Niveau western les frères Coen reviennent à un genre qu'ils ont déjà explorer, à chaque fois dans un style différents avec "O'Brother" (2000), "No Country for a Old Man" (2007) et (2010). Si le tournage eût lieu en partie au Nebraska, les cinéastes sont surtout retournés au Nouveau-Mexique, là où ils avaient tourné "No Country..." et "True Grit"... Le film regroupe donc 6 "contes", intitulés successivement "La Ballade de Buster Scruggs", "Près d'Algodones", "Ticket Repas", "Gorge Dorée", "La Fille qui fût sonnée" et "Les Restes Mortels". Le casting est, une fois n'est pas coutume, surtout composé d'acteurs qui sont des nouveaux venus. A l'exception de Stephen Root qui a joué dans "O'Brother" (2000), "Ladykillers" (2004), "No Country for a Old Man" (2007) et "True Grit" (2010), ainsi que Tim Blake Nelson à l'affiche de "O'Brother" également, tous les autres acteurs sont vierges dans l'univers des deux frères Coen. Pour citer les plus connus, nous retrouvons Liam Neeson, James Franco (8ème film avec Tim Blake Nelson) qui retrouve Zoé Kazan après l'avoir croisée sur le tournage de "Dans la Vallée d'Elah" (2007) de Paul Haggis, Brendan Gleeson qui joue dans son 5ème film avec Liam Neeson depuis "Michael Collins" (1996) de Neil Jordan, le rocker Tom Waits... Notons tout de même que les Coen collabore une nouvelle fois avec le compositeur Carter Burwell, qui a signé toutes les musiques des Coen à l'exception de "Inside Llewyn Davis" (2012)... L'éternel soucis des films à sketchs restent depuis toujours la cohérence, d'un point de vue narratif bien entendu mais surtout du point de vue de la valeur intrinsèque du film. Les frères Coen n'en sont pas exempts, c'est presque une évidence, mais tous les segments ne sont pas au même niveau. Néanmoins, on retrouve leur style, leur humour, leur décalage et ce mix unique entre action, humour et tragédie. Le premier sketch est une sorte de gag énorme sur un cowboy, sorte de coq de l'ouest, pistolero de légende aussi ridicule qu'imbu de sa personne. Tim Blake Nelson est impayable dans ce rôle qui reste un vrai cadeau.
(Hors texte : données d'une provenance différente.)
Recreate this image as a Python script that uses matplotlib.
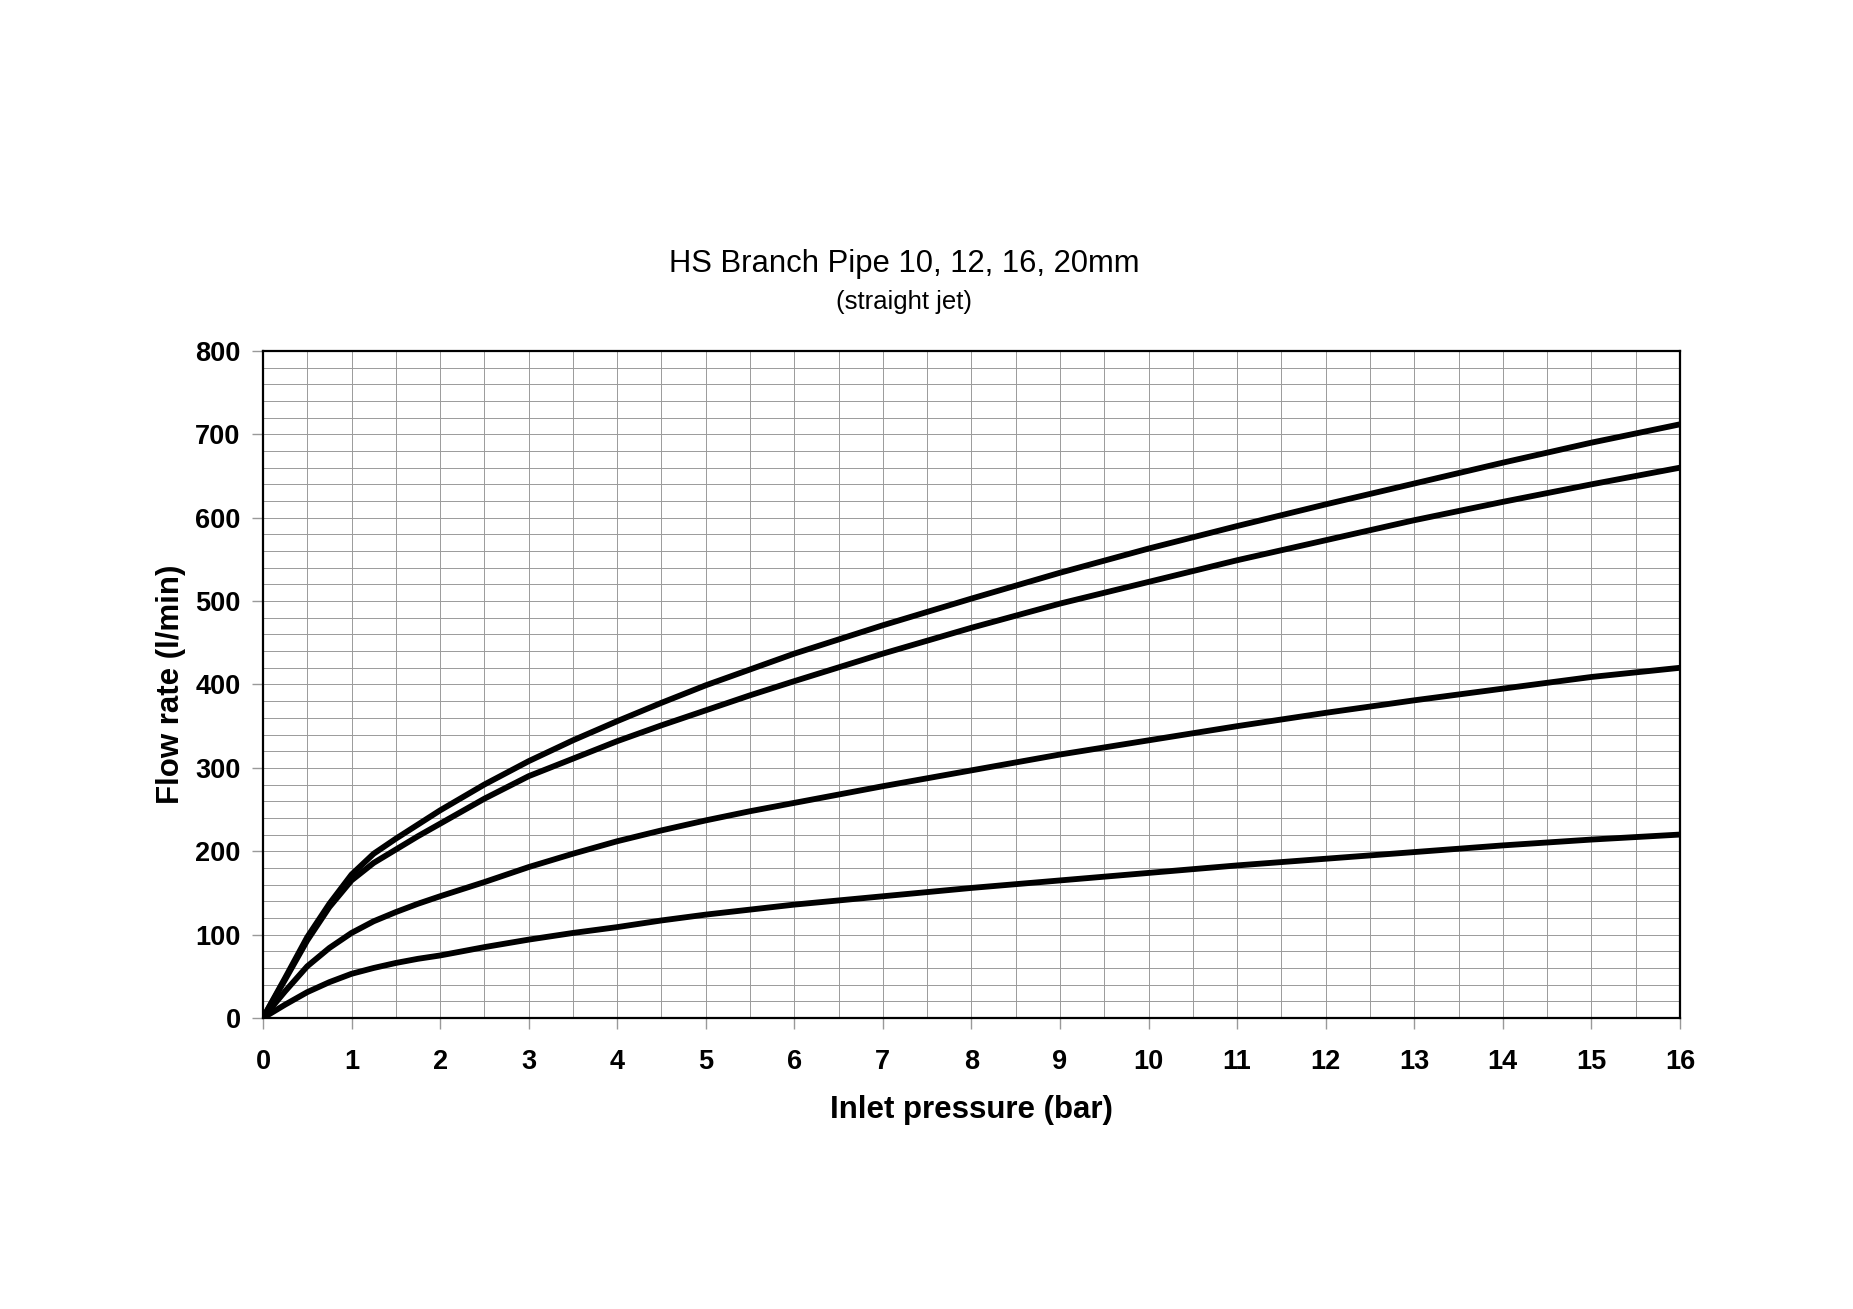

Le second brise soudain la chaîne en nous immergeant au sein d'un petit cirque ambulant, une partie sans humour et plus sombre émotionnellement. Le troisième segment est plus cynique, avec un humour noir typiquement coenien qui nous fera penser à quelques belles séquences venues de chez Sergio Leone. Le quatrième suit un chercheur d'or, isolé dans une vallée qui travaille dur pour trouver son filon, ici Tom Waits joue en solo dans une huis clos bucolique où le drame n'en est pas forcément un... Le cinquième segment suit une caravane de colons où une jeune femme soudain désoeuvrée se voit proposer une issue, Zoé Kazan y joue merveilleusement bien avec une conclusion inattendue. Et enfin, dans le sixième et ultime sketch, on se retrouve en diligence avec différents personnages qui renvoient à une pensée vers le chef d'oeuvre "La Chevauchée Fantastique" (1939) de ... Chaque partie symbolise donc un sous-genre du western (le pistolero, le charlatan, le condamné à être pendu, la ruée vers l'or, la caravane de colons, la diligence) dans lesquels les frères Coen imposent leur humour très noir, leur morale cynique et en même temps leur bienveillance leur empathie envers des personnages jamais lisses ni ennuyeux. Et si tous les segments en sont pas au même niveau l'ensemble reste particulièrement réussi et offre un écrin unique, parfois jouissif parfois mélancolique, jouant les nuances des mythes et légendes du far-west. Un très bon moment.